# [Instructions for the task]
Starting at the first line of the entries below, restate each line exactly until you reach the line with "const lineB = [0.0, -0.83];", and print that one too. Leave the pictures out and stop there.

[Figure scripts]
● ● ● ●

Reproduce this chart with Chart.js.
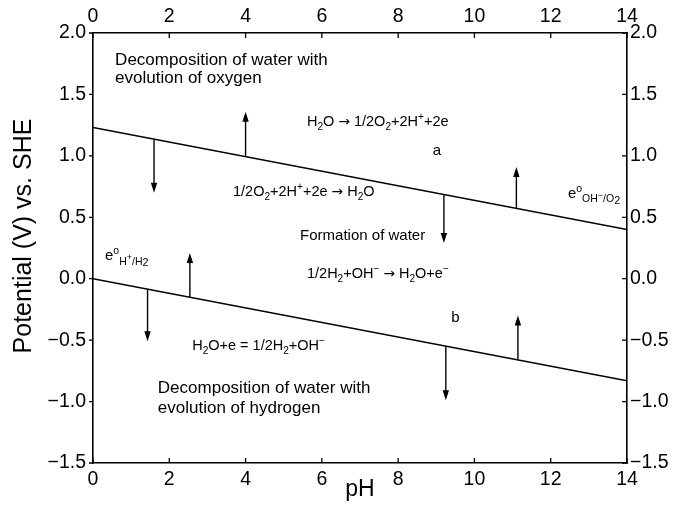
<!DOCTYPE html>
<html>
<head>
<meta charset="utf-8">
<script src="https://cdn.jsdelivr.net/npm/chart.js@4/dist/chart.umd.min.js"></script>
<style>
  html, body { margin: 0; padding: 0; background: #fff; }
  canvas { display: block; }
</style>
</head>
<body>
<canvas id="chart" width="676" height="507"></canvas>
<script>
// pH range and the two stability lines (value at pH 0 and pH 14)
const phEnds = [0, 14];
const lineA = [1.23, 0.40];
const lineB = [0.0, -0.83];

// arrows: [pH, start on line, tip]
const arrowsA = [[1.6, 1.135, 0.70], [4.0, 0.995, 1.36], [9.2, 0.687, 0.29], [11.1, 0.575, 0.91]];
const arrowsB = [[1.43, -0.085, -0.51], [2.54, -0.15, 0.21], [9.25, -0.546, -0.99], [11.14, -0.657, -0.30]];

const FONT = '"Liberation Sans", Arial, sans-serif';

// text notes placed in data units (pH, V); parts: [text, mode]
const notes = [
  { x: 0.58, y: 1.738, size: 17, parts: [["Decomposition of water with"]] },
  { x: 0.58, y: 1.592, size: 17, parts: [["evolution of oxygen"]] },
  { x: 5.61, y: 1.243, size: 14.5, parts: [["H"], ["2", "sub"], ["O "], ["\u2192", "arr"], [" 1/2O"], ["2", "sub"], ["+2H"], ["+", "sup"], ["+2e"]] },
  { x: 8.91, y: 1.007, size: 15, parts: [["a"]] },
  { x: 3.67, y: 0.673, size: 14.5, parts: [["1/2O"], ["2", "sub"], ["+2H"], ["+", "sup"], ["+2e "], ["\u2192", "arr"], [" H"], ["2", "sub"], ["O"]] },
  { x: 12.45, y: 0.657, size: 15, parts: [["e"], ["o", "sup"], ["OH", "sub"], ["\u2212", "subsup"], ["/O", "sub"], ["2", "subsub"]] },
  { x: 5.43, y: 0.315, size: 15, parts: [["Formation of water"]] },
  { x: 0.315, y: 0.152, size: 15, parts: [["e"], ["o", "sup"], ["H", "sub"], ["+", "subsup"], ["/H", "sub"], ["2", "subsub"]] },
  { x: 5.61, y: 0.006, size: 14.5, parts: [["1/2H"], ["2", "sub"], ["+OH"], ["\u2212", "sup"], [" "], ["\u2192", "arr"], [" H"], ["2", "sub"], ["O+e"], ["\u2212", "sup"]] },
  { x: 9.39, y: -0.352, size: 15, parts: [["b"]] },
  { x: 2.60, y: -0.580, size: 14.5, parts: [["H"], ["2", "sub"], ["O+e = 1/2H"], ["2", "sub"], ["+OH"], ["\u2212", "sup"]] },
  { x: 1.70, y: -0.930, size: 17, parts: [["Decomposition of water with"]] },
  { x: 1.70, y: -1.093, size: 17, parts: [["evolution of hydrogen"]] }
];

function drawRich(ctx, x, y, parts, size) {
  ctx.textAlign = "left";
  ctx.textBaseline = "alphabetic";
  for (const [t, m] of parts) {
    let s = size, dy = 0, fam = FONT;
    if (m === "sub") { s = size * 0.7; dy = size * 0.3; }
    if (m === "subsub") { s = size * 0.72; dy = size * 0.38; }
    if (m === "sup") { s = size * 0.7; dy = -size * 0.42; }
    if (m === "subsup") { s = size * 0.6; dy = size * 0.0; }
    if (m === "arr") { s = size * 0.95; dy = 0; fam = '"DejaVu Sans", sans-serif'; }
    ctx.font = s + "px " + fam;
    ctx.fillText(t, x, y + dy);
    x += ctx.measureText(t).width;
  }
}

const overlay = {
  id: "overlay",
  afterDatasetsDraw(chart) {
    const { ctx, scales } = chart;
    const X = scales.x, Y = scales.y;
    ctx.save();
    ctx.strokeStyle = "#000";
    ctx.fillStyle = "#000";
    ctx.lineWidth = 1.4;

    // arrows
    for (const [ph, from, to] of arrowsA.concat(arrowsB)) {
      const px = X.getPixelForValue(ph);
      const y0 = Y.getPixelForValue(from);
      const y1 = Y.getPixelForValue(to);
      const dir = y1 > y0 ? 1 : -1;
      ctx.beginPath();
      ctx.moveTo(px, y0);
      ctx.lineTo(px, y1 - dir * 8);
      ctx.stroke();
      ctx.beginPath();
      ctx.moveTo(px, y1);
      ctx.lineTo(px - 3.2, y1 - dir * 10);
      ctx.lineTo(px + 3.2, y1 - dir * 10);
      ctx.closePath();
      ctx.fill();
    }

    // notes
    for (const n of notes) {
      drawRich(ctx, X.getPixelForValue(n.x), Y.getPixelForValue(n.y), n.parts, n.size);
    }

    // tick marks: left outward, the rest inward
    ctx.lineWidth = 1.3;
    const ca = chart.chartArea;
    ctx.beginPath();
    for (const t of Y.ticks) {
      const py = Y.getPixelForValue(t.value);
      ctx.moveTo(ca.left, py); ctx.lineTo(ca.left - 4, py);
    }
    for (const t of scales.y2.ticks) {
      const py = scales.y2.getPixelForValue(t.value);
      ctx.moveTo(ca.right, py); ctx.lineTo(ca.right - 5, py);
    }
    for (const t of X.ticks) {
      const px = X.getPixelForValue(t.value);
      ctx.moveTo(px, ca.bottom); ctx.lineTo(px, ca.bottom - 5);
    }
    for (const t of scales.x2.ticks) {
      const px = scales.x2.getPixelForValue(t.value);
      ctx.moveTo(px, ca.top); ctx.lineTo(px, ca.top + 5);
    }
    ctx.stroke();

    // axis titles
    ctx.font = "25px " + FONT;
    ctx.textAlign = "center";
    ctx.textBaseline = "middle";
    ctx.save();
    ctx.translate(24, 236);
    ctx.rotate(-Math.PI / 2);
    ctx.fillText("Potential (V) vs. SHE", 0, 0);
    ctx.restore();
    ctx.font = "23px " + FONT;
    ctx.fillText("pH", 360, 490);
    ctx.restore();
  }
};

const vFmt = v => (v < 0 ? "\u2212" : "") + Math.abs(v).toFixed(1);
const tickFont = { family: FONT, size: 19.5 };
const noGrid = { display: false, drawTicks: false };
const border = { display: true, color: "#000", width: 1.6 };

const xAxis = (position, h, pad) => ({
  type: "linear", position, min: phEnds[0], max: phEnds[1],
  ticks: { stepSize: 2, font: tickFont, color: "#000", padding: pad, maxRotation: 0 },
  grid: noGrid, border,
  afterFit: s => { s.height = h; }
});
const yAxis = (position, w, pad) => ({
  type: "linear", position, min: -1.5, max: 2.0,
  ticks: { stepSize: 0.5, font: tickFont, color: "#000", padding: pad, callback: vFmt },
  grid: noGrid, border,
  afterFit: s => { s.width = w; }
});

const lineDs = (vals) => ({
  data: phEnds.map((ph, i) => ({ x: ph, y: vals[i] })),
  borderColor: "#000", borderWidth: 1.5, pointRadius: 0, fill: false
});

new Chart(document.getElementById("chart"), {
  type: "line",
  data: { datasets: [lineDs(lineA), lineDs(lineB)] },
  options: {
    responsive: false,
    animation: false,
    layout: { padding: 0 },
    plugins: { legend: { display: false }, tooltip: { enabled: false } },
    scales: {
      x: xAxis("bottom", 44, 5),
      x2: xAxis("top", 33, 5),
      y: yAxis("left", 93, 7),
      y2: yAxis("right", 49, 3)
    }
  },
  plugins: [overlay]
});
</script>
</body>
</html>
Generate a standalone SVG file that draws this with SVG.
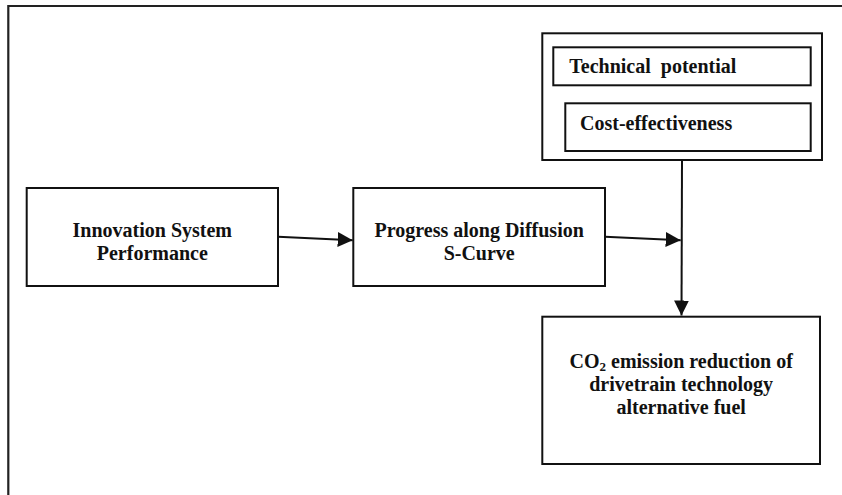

● ● ● ●

# [Output for this exercise]
Reproduce this chart with Chart.js.
<!DOCTYPE html>
<html>
<head>
<meta charset="utf-8">
<script src="https://cdn.jsdelivr.net/npm/chart.js@4/dist/chart.umd.min.js"></script>
<style>
  html, body { margin: 0; padding: 0; background: #fff; }
  canvas { display: block; }
</style>
</head>
<body>
<canvas id="chart" width="676" height="507"></canvas>
<script>
// pH range and the two stability lines (value at pH 0 and pH 14)
const phEnds = [0, 14];
const lineA = [1.23, 0.40];
const lineB = [0.0, -0.83];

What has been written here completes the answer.